„Das kann doch nicht so weitergehen“
Die Dehoga-Hauptgeschäftsführerin erwartet vom Gipfel mit Wirtschaftsminister Altmaier (CDU) eine klare Perspektive für die Öffnung der Gastronomie.
Die Hauptgeschäftsführerin des Hotel- und Gaststättenverbandes (Dehoga), Ingrid Hartges, sieht ihre Branche vor dem Kollaps, sollte es nicht bald zu einer Öffnungsperspektive kommen.
Frau Hartges, wie ist die Stimmungslage in Ihrer Branche?
HARTGES Verheerend. Seit dem 2. November sind Gaststätten und Hotels praktisch geschlossen. Nimmt man den ersten Lockdown im vergangenen Frühjahr hinzu, dann werden das insgesamt sechs Monate Ende Februar sein. Nach einer aktuellen Umfrage unseres Verbandes stecken fast 65 Prozent der Betriebe
in existenziellen Nöten, und jedes vierte Unternehmen denkt über eine Betriebsaufgabe nach. Besonders frustrierend und inakzeptabel ist, dass unsere Branche beim letzten Bund-Länder-Treffen in der vergangenen Woche nicht einmal erwähnt wurde.
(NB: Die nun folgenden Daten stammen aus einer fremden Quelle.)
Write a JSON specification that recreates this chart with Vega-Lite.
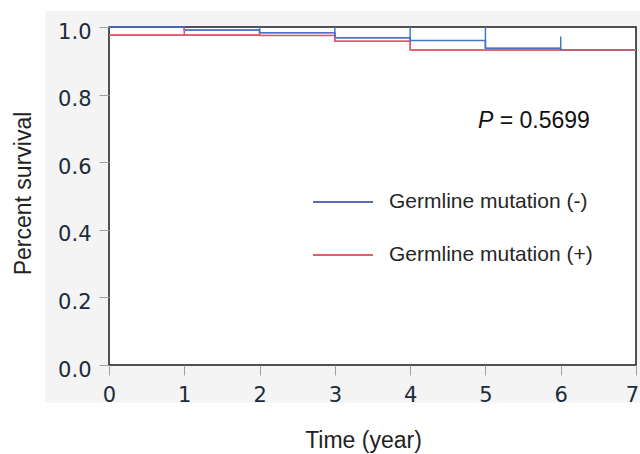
{
  "$schema": "https://vega.github.io/schema/vega-lite/v6.json",
  "autosize": {"type": "none"},
  "width": 527,
  "height": 338,
  "padding": {"left": 109, "top": 27, "right": 4, "bottom": 89},
  "background": "white",
  "config": {"view": {"stroke": null}},
  "datasets": {
    "km": [
      {"group": "Germline mutation (-)", "time": 0, "surv": 1.0},
      {"group": "Germline mutation (-)", "time": 1, "surv": 0.991},
      {"group": "Germline mutation (-)", "time": 2, "surv": 0.983},
      {"group": "Germline mutation (-)", "time": 3, "surv": 0.968},
      {"group": "Germline mutation (-)", "time": 4, "surv": 0.96},
      {"group": "Germline mutation (-)", "time": 5, "surv": 0.937},
      {"group": "Germline mutation (-)", "time": 6, "surv": 0.931},
      {"group": "Germline mutation (-)", "time": 7, "surv": 0.931},
      {"group": "Germline mutation (+)", "time": 0, "surv": 0.976},
      {"group": "Germline mutation (+)", "time": 1, "surv": 0.976},
      {"group": "Germline mutation (+)", "time": 2, "surv": 0.975},
      {"group": "Germline mutation (+)", "time": 3, "surv": 0.958},
      {"group": "Germline mutation (+)", "time": 4, "surv": 0.932},
      {"group": "Germline mutation (+)", "time": 5, "surv": 0.932},
      {"group": "Germline mutation (+)", "time": 6, "surv": 0.932},
      {"group": "Germline mutation (+)", "time": 7, "surv": 0.932}
    ],
    "censor": [
      {"group": "Germline mutation (-)", "time": 2, "lo": 0.983, "hi": 1.0},
      {"group": "Germline mutation (-)", "time": 3, "lo": 0.968, "hi": 1.0},
      {"group": "Germline mutation (-)", "time": 4, "lo": 0.96, "hi": 1.0},
      {"group": "Germline mutation (-)", "time": 5, "lo": 0.937, "hi": 1.0},
      {"group": "Germline mutation (-)", "time": 6, "lo": 0.931, "hi": 0.972},
      {"group": "Germline mutation (+)", "time": 1, "lo": 0.976, "hi": 0.998},
      {"group": "Germline mutation (+)", "time": 2, "lo": 0.975, "hi": 0.983}
    ],
    "one": [{}]
  },
  "resolve": {"scale": {"color": "independent"}},
  "layer": [
    {
      "data": {"name": "one"},
      "mark": {"type": "rect", "fill": "#f4f4f4", "clip": false},
      "encoding": {
        "x": {"datum": -0.85, "type": "quantitative", "scale": {"domain": [0, 7], "nice": false, "zero": false}},
        "x2": {"datum": 7.1},
        "y": {"datum": 1.047, "type": "quantitative", "scale": {"domain": [0, 1], "nice": false, "zero": false}},
        "y2": {"datum": -0.112}
      }
    },
    {
      "data": {"name": "one"},
      "mark": {"type": "rect", "fill": "white", "stroke": "#1a1a1a", "strokeWidth": 1.5, "clip": false},
      "encoding": {
        "x": {"datum": 0, "type": "quantitative"},
        "x2": {"datum": 7},
        "y": {"datum": 1, "type": "quantitative"},
        "y2": {"datum": 0}
      }
    },
    {
      "data": {"name": "km"},
      "mark": {"type": "line", "interpolate": "step-after", "strokeWidth": 1, "clip": false},
      "encoding": {
        "x": {
          "field": "time", "type": "quantitative",
          "axis": {
            "zindex": 1, "domain": false, "grid": false,
            "values": [0, 0.5, 1, 1.5, 2, 2.5, 3, 3.5, 4, 4.5, 5, 5.5, 6, 6.5, 7],
            "labelExpr": "datum.value % 1 == 0 ? format(datum.value, 'd') : ''",
            "tickSize": {"condition": {"test": "datum.value % 1 != 0", "value": 5}, "value": 10},
            "tickColor": "#a0a0a0", "tickWidth": 1,
            "labelFont": "DejaVu Sans", "labelFontSize": 21, "labelColor": "#1c2b3a",
            "labelPadding": 9, "labelBaseline": "top", "labelFlush": false, "labelOverlap": false,
            "labelAlign": "center",
            "labelOffset": {"condition": {"test": "datum.value == 7", "value": -4}, "value": 0},
            "title": "Time (year)", "titleFont": "Liberation Sans", "titleFontSize": 23,
            "titleFontWeight": "normal", "titleColor": "#222222",
            "titleX": 254, "titleY": 75, "titleBaseline": "middle", "titleAlign": "center"
          }
        },
        "y": {
          "field": "surv", "type": "quantitative",
          "axis": {
            "zindex": 1, "domain": false, "grid": false,
            "values": [0, 0.1, 0.2, 0.3, 0.4, 0.5, 0.6, 0.7, 0.8, 0.9, 1.0],
            "labelExpr": "round(datum.value * 10) % 2 == 0 ? format(datum.value, '.1f') : ''",
            "tickSize": {"condition": {"test": "round(datum.value * 10) % 2 != 0", "value": 5}, "value": 10},
            "tickColor": "#a0a0a0", "tickWidth": 1,
            "labelFont": "DejaVu Sans", "labelFontSize": 21, "labelColor": "#1c2b3a",
            "labelPadding": 8, "labelOffset": 5, "labelFlush": false, "labelOverlap": false,
            "title": "Percent survival", "titleFont": "Liberation Sans", "titleFontSize": 23,
            "titleFontWeight": "normal", "titleColor": "#222222",
            "titleX": -86, "titleY": 166, "titleBaseline": "middle", "titleAlign": "center", "titleAngle": -90
          }
        },
        "color": {
          "field": "group", "type": "nominal",
          "scale": {"domain": ["Germline mutation (-)", "Germline mutation (+)"], "range": ["#2b3894", "#d42b3c"]},
          "legend": {
            "orient": "none", "legendX": 203, "legendY": 144, "title": null, "padding": 0,
            "symbolType": "stroke", "symbolSize": 3600, "symbolStrokeWidth": 1.5,
            "labelFont": "Liberation Sans", "labelFontSize": 21, "labelColor": "#262626",
            "labelOffset": 15, "rowPadding": 12, "labelLimit": 400
          }
        }
      }
    },
    {
      "data": {"name": "km"},
      "mark": {"type": "line", "interpolate": "step-after", "strokeWidth": 1.5, "clip": false},
      "encoding": {
        "x": {"field": "time", "type": "quantitative"},
        "y": {"field": "surv", "type": "quantitative"},
        "color": {
          "field": "group", "type": "nominal",
          "scale": {"domain": ["Germline mutation (-)", "Germline mutation (+)"], "range": ["#4a74c9", "#e05561"]},
          "legend": null
        }
      }
    },
    {
      "data": {"name": "censor"},
      "mark": {"type": "rule", "strokeWidth": 1.5},
      "encoding": {
        "x": {"field": "time", "type": "quantitative"},
        "y": {"field": "lo", "type": "quantitative"},
        "y2": {"field": "hi"},
        "color": {
          "field": "group", "type": "nominal",
          "scale": {"domain": ["Germline mutation (-)", "Germline mutation (+)"], "range": ["#4a74c9", "#e05561"]},
          "legend": null
        }
      }
    },
    {
      "data": {"name": "one"},
      "mark": {"type": "text", "text": "P", "fontStyle": "italic", "font": "Liberation Sans", "fontSize": 23, "align": "left", "baseline": "middle", "color": "#111111"},
      "encoding": {
        "x": {"datum": 4.9, "type": "quantitative"},
        "y": {"datum": 0.721, "type": "quantitative"}
      }
    },
    {
      "data": {"name": "one"},
      "mark": {"type": "text", "text": "= 0.5699", "font": "Liberation Sans", "fontSize": 23, "align": "left", "baseline": "middle", "color": "#111111"},
      "encoding": {
        "x": {"datum": 5.19, "type": "quantitative"},
        "y": {"datum": 0.721, "type": "quantitative"}
      }
    }
  ]
}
Aber Bund und Länder haben Milliarden-Hilfspakete geschnürt.
HARTGES Ja, aber die Auszahlung dauert viel zu lange. Allein die Novemberhilfe ist bei einem Drittel unserer Betriebe noch nicht angekommen, und die Dezemberhilfe lässt für 75 Prozent der Betriebe teilweise oder komplett auf sich warten. Die Unternehmen mussten ja die Mieten oder Pachten vorstrecken. Genauso wie die Personalkosten. Das Kurzarbeitergeld wird erst zeitversetzt erstattet. Das heißt, die Liquiditätsengpässe sind akut.
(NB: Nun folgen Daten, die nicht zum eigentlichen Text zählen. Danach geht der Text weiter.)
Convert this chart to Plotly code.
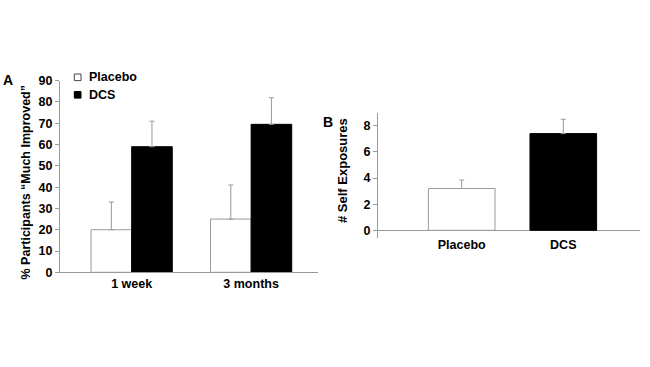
import plotly.graph_objects as go

# Panel A data
timepoints = ["1 week", "3 months"]
placebo_pct = [20, 25]
placebo_pct_err = [13, 16]
dcs_pct = [59, 69.5]
dcs_pct_err = [12, 12.5]
a_ticks = [0, 10, 20, 30, 40, 50, 60, 70, 80, 90]

# Panel B data
groups = ["Placebo", "DCS"]
self_exposures = [3.2, 7.4]
self_exposures_err = [0.65, 1.1]
b_ticks = [0, 2, 4, 6, 8]

legend_names = ["Placebo", "DCS"]
legend_fills = ["white", "black"]

FONT = "Liberation Sans, Arial, Helvetica, sans-serif"
GRAY = "#9a9a9a"
W, H = 650, 367


def px(x):
    return x / W


def py(y):
    return 1 - y / H


fig = go.Figure()

err_style = dict(type="data", symmetric=False, color=GRAY, thickness=1, width=2.5)

fig.add_trace(go.Bar(
    x=timepoints, y=placebo_pct, name="Placebo", showlegend=False,
    marker=dict(color="white", line=dict(color=GRAY, width=1)),
    width=0.34, offset=-0.34,
    error_y=dict(array=placebo_pct_err, arrayminus=[0] * len(placebo_pct), **err_style),
    xaxis="x", yaxis="y",
))
fig.add_trace(go.Bar(
    x=timepoints, y=dcs_pct, name="DCS", showlegend=False,
    marker=dict(color="black", line=dict(color="black", width=1)),
    width=0.34, offset=0,
    error_y=dict(array=dcs_pct_err, arrayminus=[0] * len(dcs_pct), **err_style),
    xaxis="x", yaxis="y",
))

fig.add_trace(go.Bar(
    x=groups, y=self_exposures, showlegend=False,
    marker=dict(color=["white", "black"], line=dict(color=[GRAY, "black"], width=1)),
    width=0.656,
    error_y=dict(array=self_exposures_err, arrayminus=[0] * len(self_exposures), **err_style),
    xaxis="x2", yaxis="y2",
))

tickfont = dict(family=FONT, size=12.5, color="black", weight="bold")

annotations = [
    dict(text="A", x=px(7.5), y=py(80), xref="paper", yref="paper", showarrow=False,
         xanchor="center", yanchor="middle",
         font=dict(family=FONT, size=14, color="black", weight="bold")),
    dict(text="B", x=px(327.5), y=py(122), xref="paper", yref="paper", showarrow=False,
         xanchor="center", yanchor="middle",
         font=dict(family=FONT, size=14, color="black", weight="bold")),
    dict(text="% Participants \u201cMuch Improved\u201d", textangle=-90,
         x=px(25), y=py(182.5), xref="paper", yref="paper", showarrow=False,
         xanchor="center", yanchor="middle",
         font=dict(family=FONT, size=12.5, color="black", weight="bold")),
    dict(text="# Self Exposures", textangle=-90,
         x=px(342), y=py(171), xref="paper", yref="paper", showarrow=False,
         xanchor="center", yanchor="middle",
         font=dict(family=FONT, size=13, color="black", weight="bold")),
]
shapes = []
# legend (manual, to match compact swatch spacing)
for i, (name, fill) in enumerate(zip(legend_names, legend_fills)):
    yc = 77.3 + i * 17.5
    shapes.append(dict(type="rect", xref="paper", yref="paper",
                       x0=px(74.3), x1=px(81), y0=py(yc - 3.3), y1=py(yc + 3.3),
                       fillcolor=fill, line=dict(color="#444" if fill == "white" else "black", width=1)))
    annotations.append(dict(text=name, x=px(87), y=py(yc), xref="paper", yref="paper",
                            showarrow=False, xanchor="left", yanchor="middle",
                            font=dict(family=FONT, size=12.5, color="black", weight="bold")))

fig.update_layout(
    template="none",
    width=W, height=H,
    margin=dict(l=0, r=0, t=0, b=0, pad=0, autoexpand=False),
    paper_bgcolor="white", plot_bgcolor="white",
    barmode="overlay",
    font=dict(family=FONT, color="black"),
    showlegend=False,
    xaxis=dict(domain=[px(60), px(318)], range=[-0.6, 1.56], type="category",
               showline=True, linecolor=GRAY, linewidth=1, ticks="",
               showgrid=False, zeroline=False, tickfont=tickfont, anchor="y",
               automargin=False),
    yaxis=dict(domain=[py(272.3), py(80.7)], range=[0, 90], tickvals=a_ticks,
               showline=True, linecolor=GRAY, linewidth=1, ticks="outside",
               ticklen=4, tickcolor=GRAY, showgrid=False, zeroline=False,
               tickfont=tickfont, anchor="x", automargin=False),
    xaxis2=dict(domain=[px(378), px(640)], range=[-0.824, 1.755], type="category",
                showline=False, ticks="", showgrid=False, zeroline=False,
                tickfont=tickfont, anchor="y2", automargin=False, ticklabelstandoff=-2),
    yaxis2=dict(domain=[py(237.5), py(112.7)], range=[-0.55, 9], tickvals=b_ticks,
                showline=True, linecolor=GRAY, linewidth=1, ticks="outside",
                ticklen=4, tickcolor=GRAY, showgrid=False,
                zeroline=True, zerolinecolor=GRAY, zerolinewidth=1,
                tickfont=tickfont, anchor="x2", automargin=False),
    annotations=annotations,
    shapes=shapes,
)

fig.write_html("out.html", config={"displayModeBar": False},
               post_script="document.body.style.margin='0';")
Was ist mit der Überbrückungshilfe III, mit denen Fixkosten teils ausgeglichen werden sollen? Hier gab es ja schon Abschlagszahlungen.
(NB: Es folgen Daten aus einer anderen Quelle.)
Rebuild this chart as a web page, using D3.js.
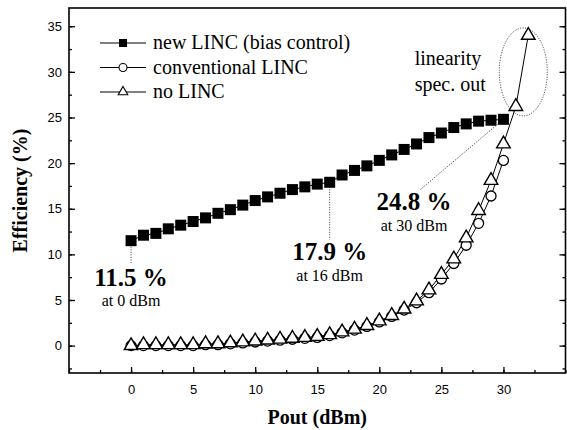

HARTGES Seit letzter Woche Mittwoch kann sie beantragt werden, Abschlagszahlungen sollen noch im Februar erfolgen. Aber diese Hilfe muss dringend nachjustiert werden. Noch immer ist zum Beispiel kein Unternehmerlohn vorgesehen. Außerdem ist es so, dass für Betriebe ab 50 Mitarbeiter nur 70 Prozent der Fixkosten erstattet werden. Über eine längere Durstrecke ist das nicht ausreichend.
Muss Ihre Branche auch das Ostergeschäft abschreiben? Es gibt Stimmen, die Osterurlaub ausschließen...
HARTGES Bis Ostern sind noch gut sechs Wochen Zeit. Da ist es unverantwortlich, solche Botschaften jetzt seitens der Politik zu kommunizieren. Zumal Bund und Länder erst am 3. März wieder zusammenkommen, um das weitere Vorgehen festzulegen. Entscheidend ist doch, wie sich das Infektionsgeschehen entwickelt. Nur mit Verweis auf das Risiko der mutierten Viren kann man nicht monatelange Schließungen rechtfertigen. Die Politik ist gefordert, jetzt mehr Tempo beim Impfen zu machen und flächendeckend Schnelltests kostenfrei zur Verfügung zu stellen.
Was erwarten Sie sich von dem Treffen mit dem Wirtschaftsminister?
HARTGES Wir erwarten, dass sich Peter Altmaier für eine Öffnungsperspektive stark macht. Wenn die nicht bald kommt, steht unsere Branche vor dem Kollaps. Er muss dafür sorgen, dass die Stimme der Wirtschaft beim nächsten Bund-Länder-Treffen stärker gehört wird. Es hapert an der unvoreingenommen Abwägung zwischen dem gesundheitspolitisch Notwendigen und dem für die Gesellschaft wie Wirtschaft Zumutbaren. Wenn diese Balance verloren geht, haben wir ein großes Problem. Gleichzeitig erwarten wir, dass alles unternommen wird, damit die zugesagten Hilfen jetzt bei allen Unternehmen ankommen. Bereits im November 2020 zählte allein der Hotel- und Gaststättenbereich 100 000 sozialversicherungspflichtige Arbeitsplätze weniger als im November 2019. Das kann doch nicht so weitergehen.